I generally do think the world would be a
much more pleasant place to live in if people stopped leaning on and
fetishizing these spiritual delusions. Any actual “benefits” that come out of
them can be accomplished by entirely secular means, just as effectively (or
often more effectively). If you disagree with that, I’d be interested in
hearing why.
So
basically you are viewing spirituality as a crutch.
It’s a crutch in those situations you
specifically asked me about: where people think it’s helping them cope or
improving them. But more generally, religion is for a lot of people a tradition
that they cling to or a series of assumptions that they don’t think very hard
about. In a lot of cases, religion itself discourages its adherents from
thinking too hard about it. Martin Luther famously decried reason as the enemy
of faith; many religions admire “mystery,” doctrines that cannot be grasped by
the rational mind; many alternative forms of spirituality prize intuition and
suggest that reason is “insufficient” for truly understanding the universe.
And it’s obvious why religions often vilify
reason: because religious/spiritual claims do not stand up to serious, honest
inquiry.
So I wouldn’t characterize religion merely
as a crutch in all situations. I think that it’s also a series of thinking
errors that people don’t spend much time critically evaluating (and which they
are encouraged not to evaluate with any rigor).
what of the fact that perfectly healthy,
rational, well balanced, emotionally happy people, still are spiritual, because
it enriches their lives, it makes them happy and they feel that this life is a
preparation for a new life?
In other words, why would these other-wise
functional, happy people, need any kind of ‘crutch’ at all?
Well, as I said above, it’s mainly a
crutch in those instances you specifically asked me about. Many people, who are
quite functional, are “religious” more like a hobby or like a family tradition
than anything else. There are lots of reasons that different people are
religious, but there are several common threads to most religious belief:
there’s no good reason to think that spiritual beliefs are true, spiritual
beliefs don’t seem to provide any actual benefits that cannot be achieved
through secular means, in many cases the supposed benefits of spiritual beliefs
aren’t actually benefits at all, and there are plenty of drawbacks that come
along with a lot of forms of spiritual belief.

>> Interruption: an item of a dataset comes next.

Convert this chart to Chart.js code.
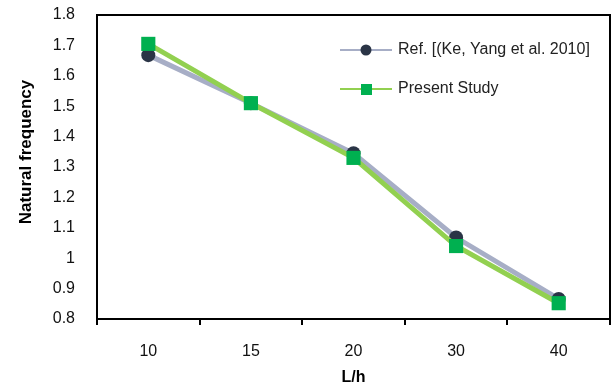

I don’t really think it’s about death.
Myself, I am not afraid to die at all, I know it is just a changing of my
clothes so to speak.
Well, no, you don’t know that at all. You think
that’s the case, based on insufficient evidence (if the evidence you’ve
discussed publicly on these forums is any indication).
I would submit that fear of death is
natural in all living creatures and is part of the way that all normal, healthy
minds work. People try to assuage these fears and compensate for them in all
sorts of ways. My guess — if I had to guess — is that your reincarnation belief
is a kind of shield to guard your mind from having to face up to the likely
truth that you will cease to exist entirely someday. And I don’t blame you for
wanting to avoid facing that fact. But I think if you seriously are of the
opinion that you have no fear of death (*because* you think you “know” that
reincarnation is true), then you probably have some deep anxieties that would
be painful to contemplate. Your beliefs — like a lot of religious beliefs, in
my estimation — would seem to be a kind of defense mechanism against those
anxieties. In this context, your beliefs/fantasies are an obstacle to self-knowledge.
Actual enlightenment is not the process of
feeding those fantasies. Actual enlightenment is the process of breaking those
pleasant fantasies down and seeing through them.